The Implementation: Elastic + Small BERT
Setting up semantic search in Elasticsearch doesn’t require a PhD in information retrieval. For local development, you can spin up a single node with Docker and enable the machine learning features:
docker run -p 9200:9200 -e "discovery.type=single-node" \
-e "xpack.security.enabled=false" \
docker.elastic.co/elasticsearch/elasticsearch:8.12.0
Upload a small BERT model (like sentence-transformers/all-MiniLM-L6-v2, roughly 80MB) directly to the cluster using the Eland library:
from eland.ml.pytorch import PyTorchModel
from eland.ml.pytorch.transformers import TransformerModel
# Upload model to Elasticsearch
tm = TransformerModel("sentence-transformers/all-MiniLM-L6-v2", "text_embedding")

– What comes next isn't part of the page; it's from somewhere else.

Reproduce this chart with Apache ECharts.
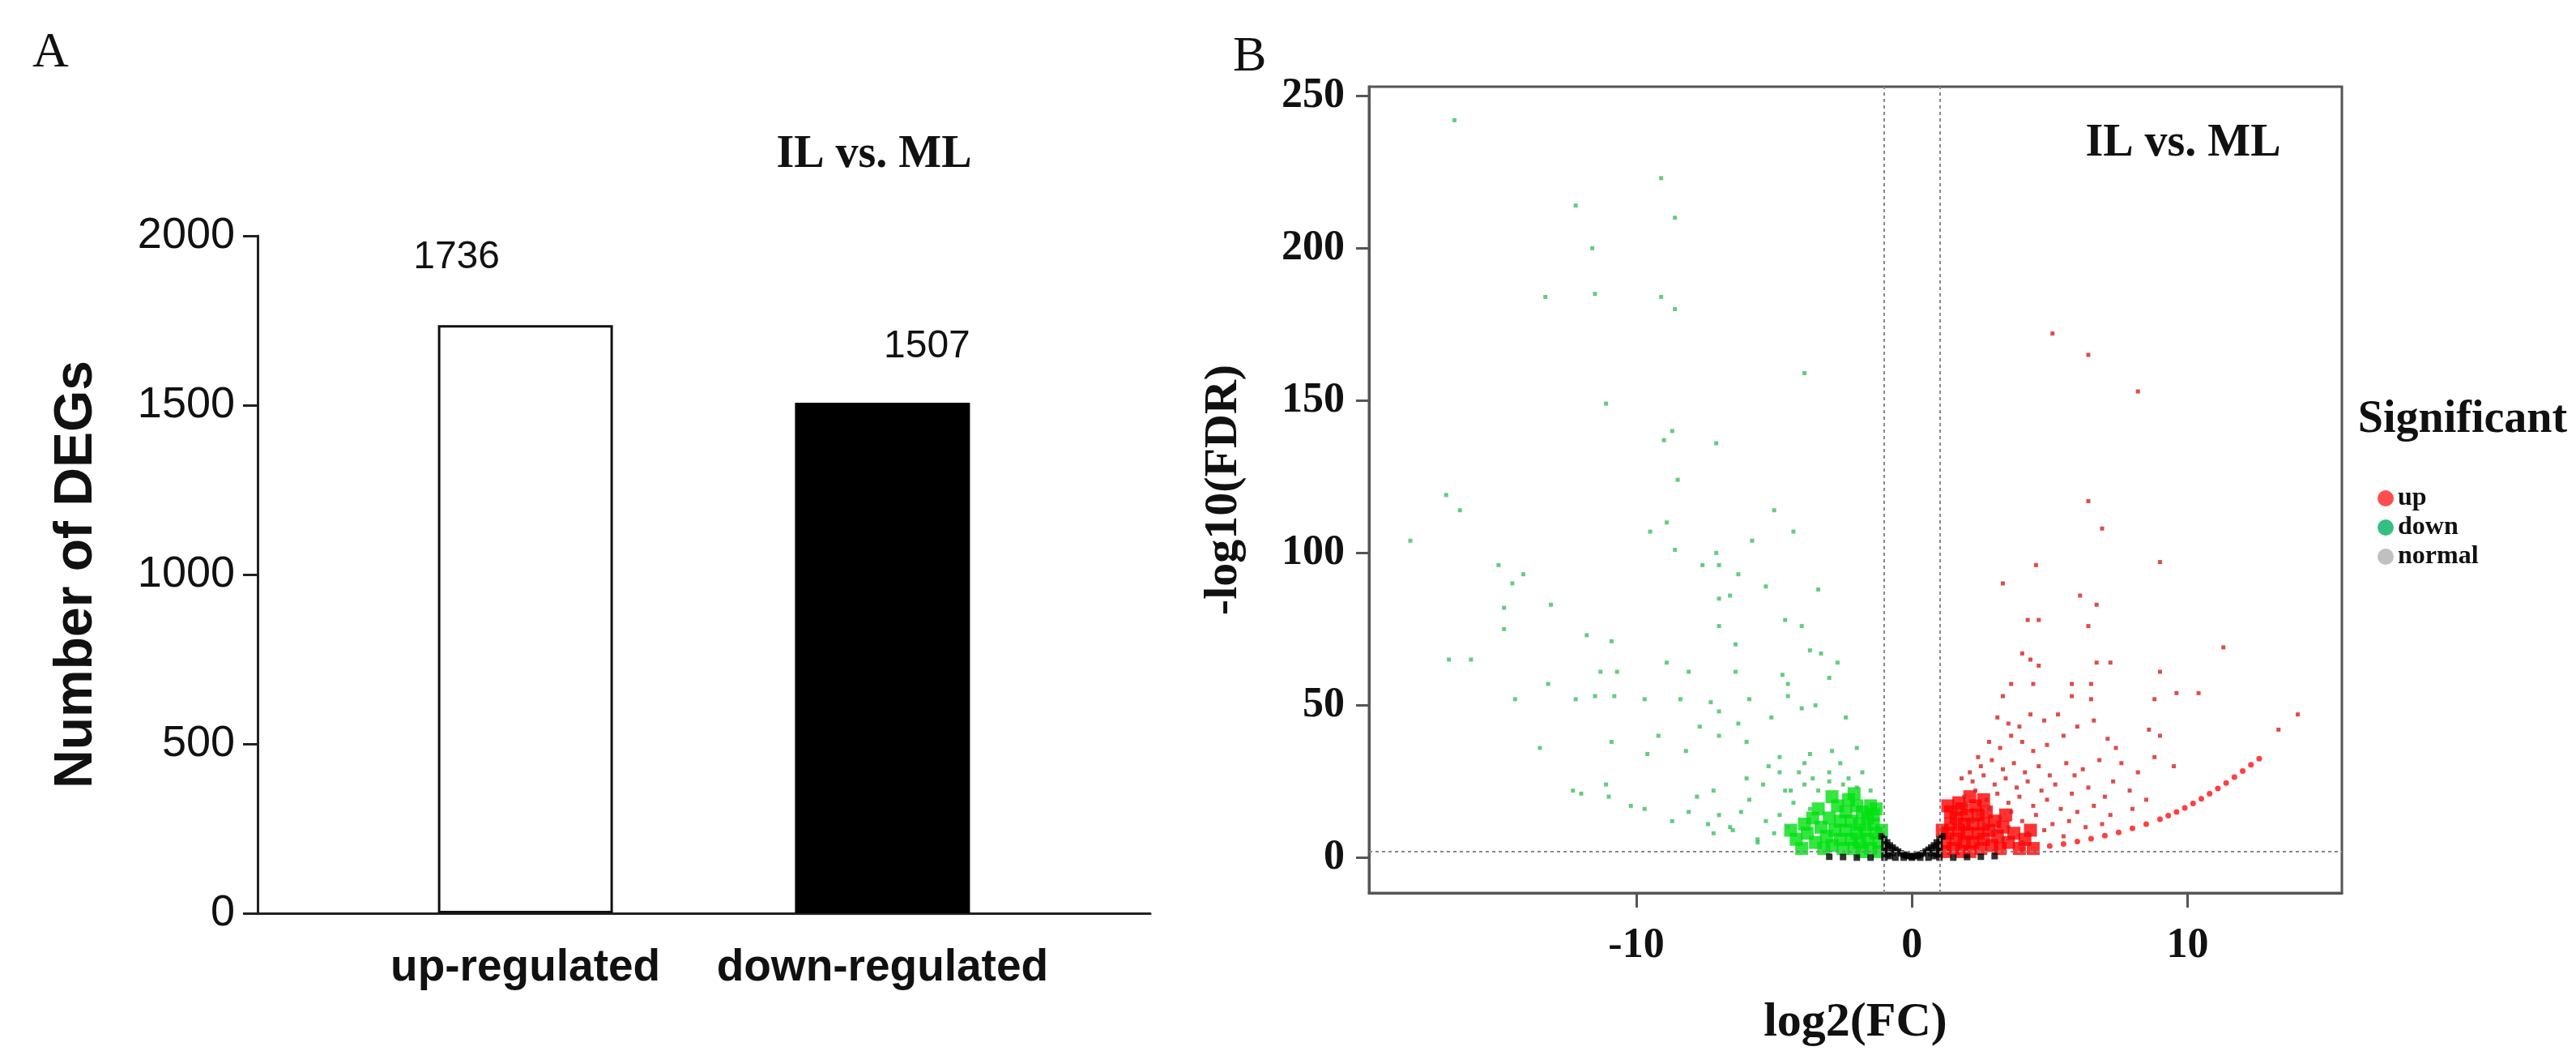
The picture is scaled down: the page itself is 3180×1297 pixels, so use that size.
<!DOCTYPE html>
<html>
<head>
<meta charset="utf-8">
<script src="https://cdn.jsdelivr.net/npm/echarts@6/dist/echarts.min.js"></script>
<style>
  html, body { margin: 0; padding: 0; background: #fff; }
  #main { width: 3180px; height: 1297px; }
</style>
</head>
<body>
<div id="main"></div>
<script>
// panel A
const barCategories = ['up-regulated', 'down-regulated'];
const barCounts = [1736, 1507];
const barTicks = [0, 500, 1000, 1500, 2000];

// panel B, points as [log2FC, -log10FDR]
const downSparse = [
  [-16.6,242],[-9.1,223],[-12.2,214],[-8.6,210],[-11.6,200],[-13.3,184],[-11.5,185],[-9.1,184],[-8.6,180],
  [-3.9,159],[-11.1,149],[-8.7,140],[-9.0,137],[-7.1,136],[-8.5,124],[-16.9,119],[-16.4,114],[-5.0,114],
  [-4.3,107],[-18.2,104],[-9.5,107],[-8.9,110],[-5.8,104],[-8.6,101],[-15.0,96],[-7.1,100],[-7.0,96],
  [-7.6,96],[-14.1,93],[-14.5,90],[-5.3,89],[-6.3,93],[-3.4,88],[-6.6,86],[-7.0,85],[-14.8,82],[-13.1,83],
  [-4.6,78],[-4.0,76],[-7.0,76],[-14.8,75],[-11.8,73],[-10.9,71],[-6.4,70],[-3.7,68],[-3.3,67],[-16.8,65],
  [-16.0,65],[-8.9,64],[-2.7,64],[-8.1,61],[-11.3,61],[-10.7,61],[-6.4,61],[-4.7,60],[-13.2,57],[-3.0,59],
  [-4.5,57],[-14.4,52],[-12.2,52],[-11.5,53],[-10.8,53],[-9.7,52],[-8.4,52],[-7.3,51],[-7.0,48],[-5.9,52],
  [-4.5,53],[-4.0,49],[-3.5,50],[-2.4,46],[-5.1,46],[-6.3,44],[-7.7,43],[-7.0,40],[-9.2,40],[-10.9,38],
  [-13.5,36],[-8.2,35],[-9.6,34],[-6.0,38],[-4.8,33],[-3.7,34],[-2.9,35],[-2.0,36],[-12.3,22],[-11.1,24],
  [-12.0,21],[-11.0,20],[-10.2,17],[-9.7,16],[-8.1,15],[-8.7,12],[-7.4,11],[-7.2,8],[-6.6,10],[-5.6,6],
  [-7.8,20],[-7.2,22],[-6.0,26],[-5.4,24],[-4.8,28],[-4.4,22],[-3.9,31],[-3.6,26],[-3.0,28],[-2.6,31],
  [-2.3,26],[-1.8,28],[-4.5,10],[-4.8,14],[-5.0,8],[-5.3,12],[-5.6,5],[-4.3,18],[-4.6,22],[-3.9,24],
  [-3.4,22],[-3.0,25],[-2.5,24],[-2.0,23],[-1.5,22],[-6.2,15],[-6.5,9],[-7.0,14],[-5.9,19],[-3.7,16],
  [-4.1,28],[-5.2,30]
];
const downDense = [
  [-1.2,2],[-1.2,5],[-1.3,8],[-1.4,11],[-1.5,3],[-1.6,6],[-1.6,13],[-1.7,9],[-1.8,2],[-1.8,15],[-1.9,5],
  [-1.9,11],[-2.0,8],[-2.0,17],[-2.1,3],[-2.2,6],[-2.2,12],[-2.3,19],[-2.4,9],[-2.4,15],[-2.5,3],[-2.6,6],
  [-2.6,12],[-2.7,17],[-2.8,9],[-2.9,4],[-3.0,13],[-3.1,7],[-3.2,3],[-3.3,10],[-3.5,5],[-3.6,13],[-3.8,8],
  [-4.0,3],[-4.2,6],[-1.4,14],[-1.5,17],[-2.9,20],[-1.1,9],[-1.3,16],[-3.4,16],[-4.4,9],[-3.9,11],[-2.1,21]
];
const upSparse = [
  [5.1,172],[6.4,165],[8.2,153],[6.4,117],[6.9,108],[4.5,96],[9.0,97],[3.3,90],[6.1,86],[6.7,83],[4.2,78],
  [4.6,78],[6.4,76],[11.3,69],[4.0,67],[4.3,65],[6.7,64],[7.2,64],[4.6,63],[9.0,61],[3.6,57],[4.4,57],
  [5.8,57],[6.5,57],[3.3,53],[5.8,53],[8.8,52],[9.6,54],[10.4,54],[14.0,47],[13.3,42],
  [3.1,46],[3.5,44],[3.9,43],[4.3,47],[4.8,45],[5.3,47],[2.8,38],[3.2,36],[3.6,40],[4.0,38],[4.4,35],
  [4.9,37],[5.5,40],[6.0,43],[6.6,45],[7.1,39],[7.4,36],[8.6,42],[9.0,40],[2.5,30],[2.9,32],[3.3,29],
  [3.7,31],[4.1,28],[4.6,30],[5.0,27],[5.6,31],[6.2,29],[6.8,32],[7.6,31],[8.2,28],[8.8,33],[9.5,30],
  [2.2,25],[2.6,27],[3.0,24],[3.4,26],[3.8,23],[4.2,25],[4.7,22],[5.2,24],[5.8,21],[6.4,23],[7.0,20],
  [7.9,22],[8.5,19],[1.9,20],[2.3,22],[2.7,19],[3.1,21],[3.5,18],[3.9,20],[4.4,17],[4.9,19],[5.4,16],
  [6.0,15],[6.6,17],[7.2,14],[1.6,16],[2.0,17],[2.4,14],[2.8,16],[3.2,13],[3.6,15],[4.0,12],[4.5,14],
  [5.1,11],[5.7,12],[6.3,10],[6.9,11],[3.0,9],[3.5,10],[4.2,8],[4.8,9],[5.5,7],[2.6,11],[2.2,12],[3.3,6],
  [4.0,5],[1.8,26],[2.1,28],[2.4,33],[6.5,52],[5.9,27],[7.3,25],[8.0,16]
];
const upDense = [
  [1.2,2],[1.2,5],[1.3,8],[1.4,11],[1.5,3],[1.6,6],[1.6,13],[1.7,9],[1.8,2],[1.8,16],[1.9,5],[1.9,11],
  [2.0,8],[2.0,14],[2.1,2],[2.2,5],[2.2,11],[2.3,17],[2.4,8],[2.4,14],[2.5,3],[2.6,6],[2.6,11],[2.7,15],
  [2.8,9],[2.9,4],[3.0,12],[3.1,7],[3.2,3],[3.3,10],[3.5,5],[3.7,8],[3.9,3],[4.1,6],[4.4,3],[1.4,15],
  [1.7,18],[2.1,20],[1.1,9],[1.3,17],[3.4,14],[4.3,9],[2.6,19]
];
const upCurve = [
  [2,1.5],[3,2],[4,2.8],[5,3.8],[5.5,4.5],[6,5.3],[6.5,6.2],[7,7.2],[7.5,8.3],[8,9.6],[8.5,11],[9,12.6],
  [9.3,13.8],[9.6,15],[9.9,16.3],[10.2,17.8],[10.5,19.3],[10.8,21],[11.1,22.7],[11.4,24.5],[11.7,26.4],
  [12,28.4],[12.3,30.5],[12.6,32.5]
];
const normalPts = [
  [-1.0,6],[-0.9,5],[-0.8,4],[-0.7,3.3],[-0.6,2.6],[-0.5,2],[-0.4,1.4],[-0.3,1],[-0.2,0.7],[-0.1,0.5],[0,0.4],
  [0.1,0.5],[0.2,0.7],[0.3,1],[0.4,1.4],[0.5,2],[0.6,2.6],[0.7,3.3],[0.8,4],[0.9,5],[1.0,6],[-1.0,2],[-0.9,1],
  [-0.8,0.5],[0.8,0.5],[0.9,1],[1.0,2],[-1.0,0],[-0.6,0],[-0.3,0],[0,0],[0.3,0],[0.6,0],[1.0,0],[-1.5,0],
  [-2.0,0],[-2.5,0.2],[-3.0,0.3],[1.5,0],[2.0,0.2],[2.5,0.3],[3.0,0.5],[-1.0,4],[1.0,4],[-0.9,3],[0.9,3],
  [-0.7,1.5],[0.7,1.5],[-1.1,7],[1.1,7]
];
const fcCut = [-1, 1];
const fdrCut = 2;
const volcanoTicksX = [-10, 0, 10];
const volcanoTicksY = [0, 50, 100, 150, 200, 250];

// pad the two bars with empty slots so they sit where the original puts them
const padCats = ['', barCategories[0], '', barCategories[1], ''];
const padVals = [null, barCounts[0], null, barCounts[1], null];

const chart = echarts.init(document.getElementById('main'));
const serif = 'Liberation Serif';
const sans = 'Liberation Sans';

const option = {
  animation: false,
  backgroundColor: '#fff',
  grid: [
    { left: 318, top: 291, width: 1102, height: 836 },
    { left: 1690, top: 107, width: 1201, height: 1004, show: true, borderColor: '#555', borderWidth: 3 }
  ],
  xAxis: [
    {
      gridIndex: 0, type: 'category', data: padCats,
      axisLine: { lineStyle: { color: '#222', width: 3 } },
      axisTick: { alignWithLabel: true, length: 20, lineStyle: { color: '#222', width: 3 },
        interval: (i, v) => v !== '' },
      axisLabel: { interval: 0, margin: 40, fontFamily: sans, fontWeight: 'bold', fontSize: 55, color: '#111' }
    },
    {
      gridIndex: 1, type: 'value', min: -19.7, max: 15.6,
      name: 'log2(FC)', nameLocation: 'middle', nameGap: 130,
      nameTextStyle: { fontFamily: serif, fontWeight: 'bold', fontSize: 60, color: '#111' },
      splitLine: { show: false },
      axisLine: { onZero: false, lineStyle: { color: '#555', width: 3 } },
      axisTick: { length: 18, lineStyle: { color: '#555', width: 3 }, customValues: volcanoTicksX },
      axisLabel: { margin: 40, fontFamily: serif, fontWeight: 'bold', fontSize: 52, color: '#111',
        customValues: volcanoTicksX }
    }
  ],
  yAxis: [
    {
      gridIndex: 0, type: 'value', min: barTicks[0], max: barTicks[barTicks.length - 1], interval: 500,
      name: 'Number of DEGs', nameLocation: 'middle', nameGap: 190,
      nameTextStyle: { fontFamily: sans, fontWeight: 'bold', fontSize: 66, color: '#111' },
      splitLine: { show: false },
      axisLine: { show: true, lineStyle: { color: '#222', width: 3 } },
      axisTick: { show: true, length: 18, lineStyle: { color: '#222', width: 3 } },
      axisLabel: { margin: 28, fontFamily: sans, fontSize: 54, color: '#111', formatter: v => String(v) }
    },
    {
      gridIndex: 1, type: 'value', min: -11.6, max: 253,
      name: '-log10(FDR)', nameLocation: 'middle', nameGap: 150,
      nameTextStyle: { fontFamily: serif, fontWeight: 'bold', fontSize: 58, color: '#111' },
      splitLine: { show: false },
      axisLine: { onZero: false, lineStyle: { color: '#555', width: 3 } },
      axisTick: { length: 16, lineStyle: { color: '#555', width: 3 }, customValues: volcanoTicksY },
      axisLabel: { margin: 30, fontFamily: serif, fontWeight: 'bold', fontSize: 52, color: '#111',
        customValues: volcanoTicksY }
    }
  ],
  legend: {
    orient: 'vertical', left: 2930, top: 594, itemGap: 4, itemWidth: 20, itemHeight: 20,
    icon: 'circle',
    textStyle: { fontFamily: serif, fontWeight: 'bold', fontSize: 32, color: '#111' },
    data: [
      { name: 'up', itemStyle: { color: '#ff2020' } },
      { name: 'down', itemStyle: { color: '#00b060' } },
      { name: 'normal', itemStyle: { color: '#b0b0b0' } }
    ]
  },
  graphic: [
    { type: 'text', left: 40, top: 35, style: { text: 'A', fontFamily: serif, fontSize: 62, fill: '#111' } },
    { type: 'text', left: 1522, top: 40, style: { text: 'B', fontFamily: serif, fontSize: 62, fill: '#111' } },
    { type: 'text', x: 1079, y: 192, style: { text: 'IL vs. ML', fontFamily: serif, fontWeight: 'bold',
      fontSize: 56, fill: '#111', align: 'center', verticalAlign: 'middle' } },
    { type: 'text', x: 2695, y: 178, style: { text: 'IL vs. ML', fontFamily: serif, fontWeight: 'bold',
      fontSize: 56, fill: '#111', align: 'center', verticalAlign: 'middle' } },
    { type: 'text', x: 3040, y: 519, style: { text: 'Significant', fontFamily: serif, fontWeight: 'bold',
      fontSize: 56, fill: '#111', align: 'center', verticalAlign: 'middle' } }
  ],
  series: [
    {
      type: 'bar', xAxisIndex: 0, yAxisIndex: 0, barWidth: '98%',
      data: padVals.map((v, i) => v == null ? null : {
        value: v,
        itemStyle: i === 1 ? { color: '#fff', borderColor: '#111', borderWidth: 3 } : { color: '#000' },
        label: { show: true, position: 'top', distance: i === 1 ? 60 : 45, offset: i === 1 ? [-85, 0] : [55, 0],
          fontFamily: sans, fontSize: 48, color: '#111' }
      })
    },
    {
      name: 'normal', type: 'scatter', xAxisIndex: 1, yAxisIndex: 1, symbol: 'rect', symbolSize: 8,
      itemStyle: { color: '#000' }, data: normalPts, z: 3,
      markLine: {
        silent: true, symbol: 'none', label: { show: false },
        lineStyle: { color: '#888', type: [4, 4], width: 2 },
        data: [{ xAxis: fcCut[0] }, { xAxis: fcCut[1] }, { yAxis: fdrCut }]
      }
    },
    { name: 'down', type: 'scatter', xAxisIndex: 1, yAxisIndex: 1, symbol: 'rect', symbolSize: 16,
      itemStyle: { color: '#00e010' }, data: downDense, z: 2 },
    { name: 'down', type: 'scatter', xAxisIndex: 1, yAxisIndex: 1, symbol: 'rect', symbolSize: 5,
      itemStyle: { color: '#3cc060' }, data: downSparse, z: 2 },
    { name: 'up', type: 'scatter', xAxisIndex: 1, yAxisIndex: 1, symbol: 'rect', symbolSize: 16,
      itemStyle: { color: '#ff0000' }, data: upDense, z: 2 },
    { name: 'up', type: 'scatter', xAxisIndex: 1, yAxisIndex: 1, symbol: 'rect', symbolSize: 5,
      itemStyle: { color: '#d42020' }, data: upSparse, z: 2 },
    { name: 'up', type: 'scatter', xAxisIndex: 1, yAxisIndex: 1, symbol: 'circle', symbolSize: 7,
      itemStyle: { color: '#ff1010' }, data: upCurve, z: 2 }
  ]
};

chart.setOption(option);
</script>
</body>
</html>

ptm = PyTorchModel(es, "my_bert_model")
ptm.import_model(tm)
Now you have vector search capabilities, dense embeddings, cosine similarity, the works, without managing a separate database. For production, you scale horizontally the same way you’ve always scaled Elastic: add nodes, let the cluster rebalance, and tune your shard counts.
Cost, Complexity, and the “Just Postgres” Alternative
The complexity tax of adding another database to your stack is real. Every new component is a potential point of failure, a security surface to audit, and a bill to pay. This mirrors the data warehouse cost optimization problem where organizations discover they’re paying premium prices for idle resources and unnecessary abstraction layers.
Some engineers advocate for pgvector as the middle ground, keeping vectors in PostgreSQL alongside your application data. This works until it doesn’t. Postgres plugins are convenient for prototyping, but when compared to native search solutions like Elastic or OpenSearch, they often hit performance walls under load. As one engineer noted, “Postgres plugins are normally shit tier in terms of perf when compared to native solutions.”
If you’re already running Elastic or OpenSearch for log aggregation or application search, adding RAG capabilities is a configuration change, not a new infrastructure project. You’re not “building a vector database”, you’re enabling a feature in a system you already maintain.
When You Actually Need a Specialized Vector DB
To be clear, there are legitimate use cases for dedicated vector databases. If you’re building a recommendation engine across 100 million products, doing real-time semantic search across billions of documents, or need specialized indexing like HNSW (Hierarchical Navigable Small World) with specific tuning parameters that Elastic doesn’t expose, then Pinecone, Milvus, or Weaviate make sense.
Similarly, if you’re implementing Graph RAG, where you need to traverse complex entity relationships across a knowledge graph with multi-hop reasoning, a graph database like Neo4j combined with vector search provides capabilities that pure Elastic can’t match. Systems like Microsoft’s GraphRAG or Neo4j’s implementation specifically address these limitations.
But for the 80% of RAG applications that are essentially “smart document search”, you’re solving a solved problem with unnecessarily complex tools.
The Verdict
The RAG stack doesn’t need to be a Frankenstein’s monster of specialized databases, embedding services, and orchestration layers. Elasticsearch and OpenSearch provide BM25 keyword search, vector similarity search, hybrid RRF ranking, and structured filtering in a single, battle-tested platform.
Before you spin up that managed vector database and start piping embeddings across your network, ask yourself: do you have more than 10,000 documents? Do you need pure semantic matching without any keyword precision? Do you have the operational budget to monitor another distributed system?
If the answer to those questions is no, then you don’t have a vector database problem. You have a search configuration problem. And that’s something Elastic solved years ago.